Forget leadership speculation. The party has no idea how it can leave the coalition and fight the next election independently, says Tony Greaves

We are not quite half way. That coalition milestone will be on 5 November, traditionally known in Yorkshire and Lancashire as Plot Night. But already the plotting has started and, true to form, the media have latched on to the personality politics of Nick Clegg’s future as party leader.

As I write this piece, it is three weeks to go to the conference so it’s not clear whether the facile ‘Will the Lib Dems Sack Clegg?’ story will last the pace as the media’s prior-determined Big Conference Story. But as this parliament staggers towards the fixed-term polling day of 7 May 2015, the big question is how the coalition will get through another two and a half years – and how it might end.

There is plotting among many Tory backbenchers, whose distaste for the coalition has turned into overt hatred for Liberal Democrats. There are rumblings about whether the coalition will last the distance, whether and when it might break up and on what pretext. There is some mystery about what the coalition programme might be for two more years, now that the big idea of Coalition Mark 2 has collapsed and spawned the rather muddled ‘audit’ of the Coalition Agreement known as the mid-term review. And in lulls at the end of the day, quiet corners in the pub and spare moments, Liberal Democrats and Tories ask serious questions about how it is all going to end – not so much about the number of seats that Liberal Democrats might salvage (but Peter Kellner may have cracked the mental block on thinking about such things) but the mechanics of the end game.

EXIT STRATEGY

It seems to be accepted at the top of both parties that we must at some time start to campaign on different platforms – but when? The Chairman of the 1922 Committee of Conservative backbench MPs, Graham Brady, called in July for the two parties to prepare their ‘exit strategy’ from the coalition. Could such a separation by mutual consent take place, say, some time in 2014, with the Tories continuing in office as a minority government until the election? Could there then be a general election early due to a sordid deal between the Tories and Labour to smash the Liberal Democrats?

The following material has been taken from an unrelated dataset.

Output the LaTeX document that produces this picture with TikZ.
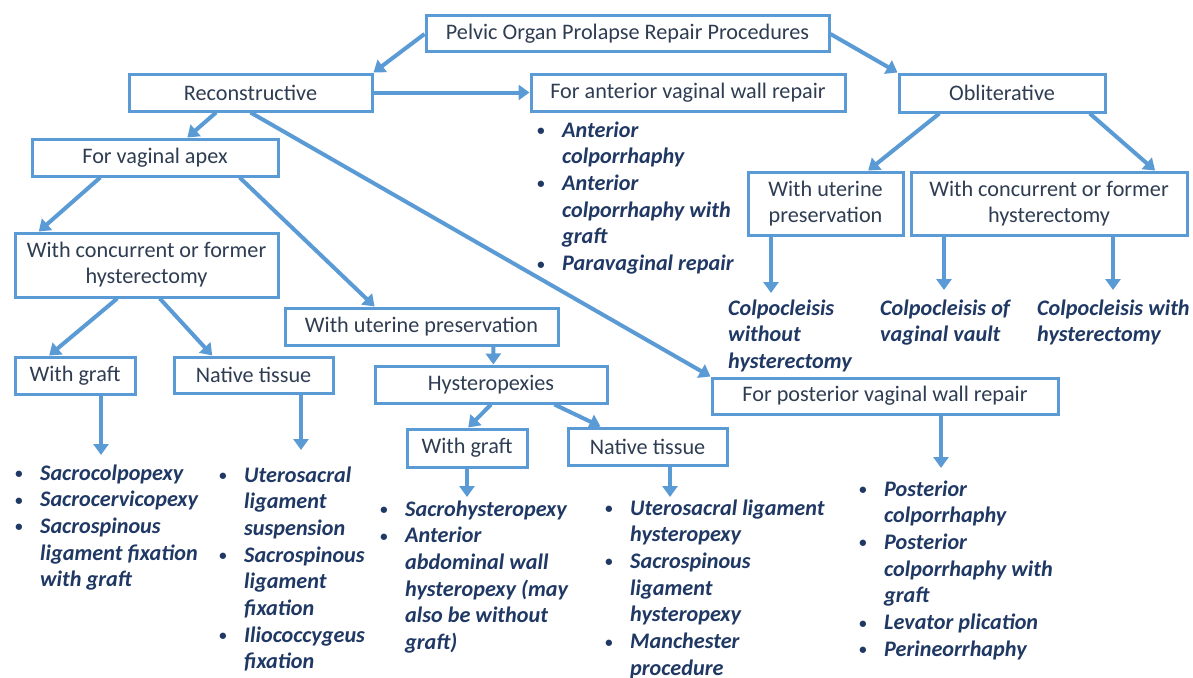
\documentclass[tikz,border=0pt]{standalone}
\usepackage{fontspec}
\setmainfont{Carlito}
\usetikzlibrary{arrows.meta,calc}
\definecolor{bord}{HTML}{5B9BD5}
\definecolor{btext}{HTML}{2F3D52}
\definecolor{ltext}{HTML}{1F3864}
\newcommand{\bul}{{\fontsize{15}{15}\selectfont\raisebox{1.5pt}{•}}}
\newcommand{\blist}[1]{\begin{tabular}[t]{@{}p{25pt}@{}l@{}}#1\end{tabular}}
\newcommand{\plist}[1]{\begin{tabular}[t]{@{}l@{}}#1\end{tabular}}
\newcommand{\pt}[3]{($(#1.south west)!#2!(#1.south east)$)}
\begin{document}
\begin{tikzpicture}[x=1pt,y=-1pt,
  box/.style={draw=bord,line width=3pt,text=btext,fill=white,
    font=\fontsize{22.2}{26}\selectfont,inner sep=0pt,align=center},
  arr/.style={draw=bord,line width=4pt,-{Triangle[length=11pt,width=15pt]}},
  lst/.style={anchor=base west,inner sep=0pt,text=ltext,
    font=\fontsize{22.2}{26.7}\selectfont\bfseries\itshape}]
\useasboundingbox[fill=white] (0,0) rectangle (1193,677);

% boxes
\node[box,minimum width=403pt,minimum height=36pt] (root) at (627.5,34) {Pelvic Organ Prolapse Repair Procedures};
\node[box,minimum width=243pt,minimum height=37pt] (recon) at (250.5,92.5) {Reconstructive};
\node[box,minimum width=314pt,minimum height=37pt] (ant) at (688,92.5) {For anterior vaginal wall repair};
\node[box,minimum width=206pt,minimum height=38pt] (obl) at (1002,93) {Obliterative};
\node[box,minimum width=246pt,minimum height=37pt] (apex) at (155,157.5) {For vaginal apex};
\node[box,minimum width=263pt,minimum height=64pt] (lhyst) at (146.5,265) {With concurrent or former\\hysterectomy};
\node[box,minimum width=273pt,minimum height=37pt] (muter) at (421.5,326.5) {With uterine preservation};
\node[box,minimum width=120pt,minimum height=37pt] (lgraft) at (75,375.5) {With graft};
\node[box,minimum width=159pt,minimum height=36pt] (lnative) at (253.5,375) {Native tissue};
\node[box,minimum width=232pt,minimum height=37pt] (hyst) at (491,384.5) {Hysteropexies};
\node[box,minimum width=120pt,minimum height=38pt] (mgraft) at (467,448) {With graft};
\node[box,minimum width=159pt,minimum height=37pt] (mnative) at (647.5,446.5) {Native tissue};
\node[box,minimum width=346pt,minimum height=36pt] (post) at (885,396) {For posterior vaginal wall repair};
\node[box,minimum width=155pt,minimum height=63pt] (ruter) at (825.5,203.5) {With uterine\\preservation};
\node[box,minimum width=276pt,minimum height=63pt] (rhyst) at (1049,203.5) {With concurrent or former\\hysterectomy};

% lists
\node[lst] (antl) at (537,137) {\blist{\bul&Anterior\\&colporrhaphy\\\bul&Anterior\\&colporrhaphy with\\&graft\\\bul&Paravaginal repair}};
\node[lst] (lgraftl) at (15,480) {\blist{\bul&Sacrocolpopexy\\\bul&Sacrocervicopexy\\\bul&Sacrospinous\\&ligament fixation\\&with graft}};
\node[lst] (lnativel) at (219,482) {\blist{\bul&Uterosacral\\&ligament\\&suspension\\\bul&Sacrospinous\\&ligament\\&fixation\\\bul&Iliococcygeus\\&fixation}};
\node[lst] (mgraftl) at (380,516) {\blist{\bul&Sacrohysteropexy\\\bul&Anterior\\&abdominal wall\\&hysteropexy (may\\&also be without\\&graft)}};
\node[lst] (mnativel) at (605,515) {\blist{\bul&Uterosacral ligament\\&hysteropexy\\\bul&Sacrospinous\\&ligament\\&hysteropexy\\\bul&Manchester\\&procedure}};
\node[lst] (postl) at (859,496) {\blist{\bul&Posterior\\&colporrhaphy\\\bul&Posterior\\&colporrhaphy with\\&graft\\\bul&Levator plication\\\bul&Perineorrhaphy}};
\node[lst] (c1) at (728,315) {\plist{Colpocleisis\\without\\hysterectomy}};
\node[lst] (c2) at (880,315) {\plist{Colpocleisis of\\vaginal vault}};
\node[lst] (c3) at (1037,315) {\plist{Colpocleisis with\\hysterectomy}};

% free ends
\coordinate (e1) at (101,455);
\coordinate (e2) at (301,450);
\coordinate (e3) at (467,497);
\coordinate (e4) at (670,497);
\coordinate (e5) at (941,468);
\coordinate (e6) at (771,293);
\coordinate (e7) at (944,290);
\coordinate (e8) at (1113,290);

% connectors
\draw[arr] (root.west) -- (recon.north east);
\draw[arr] (root.east) -- (obl.north west);
\draw[arr] (recon.east) -- (ant.west);
\draw[arr] \pt{recon}{0.36}{} -- ($(apex.north west)!0.63!(apex.north east)$);
\draw[arr] (recon.south) -- (post.north west);
\draw[arr] \pt{apex}{0.28}{} -- ($(lhyst.north west)!0.095!(lhyst.north east)$);
\draw[arr] \pt{apex}{0.84}{} -- ($(muter.north west)!0.33!(muter.north east)$);
\draw[arr] \pt{lhyst}{0.39}{} -- ($(lgraft.north west)!0.29!(lgraft.north east)$);
\draw[arr] \pt{lhyst}{0.55}{} -- ($(lnative.north west)!0.245!(lnative.north east)$);
\draw[arr] \pt{muter}{0.76}{} -- ($(hyst.north west)!0.51!(hyst.north east)$);
\draw[arr] \pt{hyst}{0.50}{} -- ($(mgraft.north west)!0.51!(mgraft.north east)$);
\draw[arr] \pt{hyst}{0.77}{} -- ($(mnative.north west)!0.21!(mnative.north east)$);
\draw[arr] (lgraft.south -| e1) -- (e1);
\draw[arr] (lnative.south -| e2) -- (e2);
\draw[arr] (mgraft.south -| e3) -- (e3);
\draw[arr] (mnative.south -| e4) -- (e4);
\draw[arr] (post.south -| e5) -- (e5);
\draw[arr] \pt{obl}{0.2}{} -- ($(ruter.north west)!0.77!(ruter.north east)$);
\draw[arr] \pt{obl}{0.92}{} -- ($(rhyst.north west)!0.88!(rhyst.north east)$);
\draw[arr] (ruter.south -| e6) -- (e6);
\draw[arr] (rhyst.south -| e7) -- (e7);
\draw[arr] (rhyst.south -| e8) -- (e8);
\end{tikzpicture}
\end{document}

Even if the parliament holds for five years, we take for granted that we will fight the next election as an ‘independent force’. But what does that mean? If our ministers still hold office to the bitter end, how can they reconcile the policy of the government with the different policy of the party, not least in the face of hostile questioning from the likes of Andrew Neil and Jeremy Paxman? How can a Liberal Democrat minister say one thing in the Commons and another on TV?

If a clear break and independent election campaign are required, how long do we need? Can the party successfully project different policies in the four weeks of the campaign? It seems unlikely. Conservatives will have the same problem but it may be easier for them. Many Liberal Democrats, being generally more decent people, will want to stress the positive things the party has achieved in government. The Tories will want to denounce Liberal Democrats for stopping proper Tory policies – and guess who will win that battle in the right-wing press.

So we will in turn need to attack the Tories. After all, they are the main opposition in four-fifths of Liberal Democrat seats and they hold most of the seats we might entertain hopes of gaining. The main battle for political survival in May 2015 is going to be against Conservatives, many of whom hold unpleasantly illiberal views that they will want to press in an aggressively anti-Liberal manner.

Thirty months is a long time. The rest of this year and this parliamentary session up to May 2013 is more or less laid out with legislation, though the collapse of Lords reform leaves more than a bit of slack. That leaves two more years. If 2013/14 looks like a fairly light year, mopping up stuff from the mid-term review, where does that leave 2014/15? It does seem a remarkably long time to plod on with such a sagging sense of purpose. The conference in September 2014 seems to be a critical moment, leaving eight months for campaigning. But can a lame duck parliament survive for that long?

If Lords reform was not a coalition breaker, would anything be? This leads to more important questions: do Liberal Democrats, facing potential electoral wipe-out, want to deliberately break the coalition on one or more big issues? Or will it just be a friendly handshake or goodbye peck on the cheek in the rose garden with the hope (or fear) of meeting again soon? If we want to engineer a major row – or even just a civilised agreement to differ and divorce – what issues are around? How can we foster (or prevent) adventitious issues deciding these things for us (Harold Macmillan’s “events, dear boy, events”)? An American attack on Syria?

But there are things that are known and cannot be avoided – the annual budgets and the next Comprehensive Spending Review. It is clear that the deficit reduction strategy is not working and, while the deficit itself is coming down slowly, the effect on the economy is disastrous. Another round of massive public spending cuts on top of what is planned – inevitably targeting the welfare budget and local services including the NHS – would not and should not be acceptable to this party.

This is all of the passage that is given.